── Given data

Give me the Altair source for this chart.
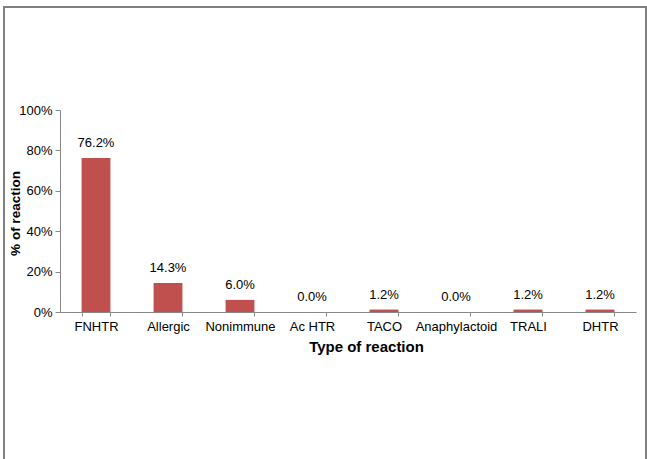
import altair as alt
import pandas as pd

categories = ["FNHTR", "Allergic", "Nonimmune", "Ac HTR", "TACO", "Anaphylactoid", "TRALI", "DHTR"]
values = [76.2, 14.3, 6.0, 0.0, 1.2, 0.0, 1.2, 1.2]
y_ticks = [0, 0.2, 0.4, 0.6, 0.8, 1.0]

df = pd.DataFrame({"type": categories, "pct": [v / 100 for v in values]})

FONT = "Liberation Sans"
BAR = "#C0504D"

base = alt.Chart(df)

x_enc = alt.X(
    "type:N",
    sort=categories,
    scale=alt.Scale(paddingInner=0.6, paddingOuter=0.3),
    axis=alt.Axis(
        title="Type of reaction",
        labelAngle=0,
        labelFont=FONT,
        labelFontSize=13,
        labelColor="#000000",
        labelPadding=4,
        tickBand="extent",
        tickSize=4,
        tickColor="#888888",
        domainColor="#888888",
        titleFont=FONT,
        titleFontSize=15,
        titleFontWeight="bold",
        titleColor="#000000",
        titleX=306,
        titleY=34,
        titleAlign="center",
        titleBaseline="middle",
    ),
)

bars = base.mark_bar(color=BAR).encode(
    x=x_enc,
    y=alt.Y(
        "pct:Q",
        scale=alt.Scale(domain=[0, 1]),
        axis=alt.Axis(
            title="% of reaction",
            values=y_ticks,
            format="%",
            grid=False,
            labelFont=FONT,
            labelFontSize=13,
            labelColor="#000000",
            labelPadding=3,
            tickSize=5,
            tickColor="#888888",
            domainColor="#888888",
            titleFont=FONT,
            titleFontSize=13.5,
            titleFontWeight="bold",
            titleColor="#000000",
            titleX=-45,
            titleY=103,
            titleAlign="center",
            titleBaseline="middle",
        ),
    ),
)

labels = base.mark_text(font=FONT, fontSize=13, color="#000000", dy=-8, baseline="bottom").encode(
    x=alt.X("type:N", sort=categories),
    y="pct:Q",
    text=alt.Text("pct:Q", format=".1%"),
)

border = alt.Chart(alt.Data(values=[{"a": 1}])).mark_rect(
    fill="white", fillOpacity=0, stroke="#808080", strokeWidth=2
).encode(
    x=alt.value(-56), x2=alt.value(586), y=alt.value(-103), y2=alt.value(400)
)

chart = alt.layer(border, bars, labels).properties(
    width=576,
    height=202,
    autosize=alt.AutoSizeParams(type="none"),
    padding={"left": 60, "top": 110, "right": 11, "bottom": 147},
    background="white",
).configure_view(stroke=None)

chart.save("out.html", embed_options={"renderer": "svg", "actions": False})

────

_Instruction_
Write out again, exactly, the lines from the start of the listing up to the line containing "y_ticks = [0, 0.2, 0.4, 0.6, 0.8, 1.0]", with both ends and without pictures.

_Worked answer_
Give me the Altair source for this chart.
import altair as alt
import pandas as pd

categories = ["FNHTR", "Allergic", "Nonimmune", "Ac HTR", "TACO", "Anaphylactoid", "TRALI", "DHTR"]
values = [76.2, 14.3, 6.0, 0.0, 1.2, 0.0, 1.2, 1.2]
y_ticks = [0, 0.2, 0.4, 0.6, 0.8, 1.0]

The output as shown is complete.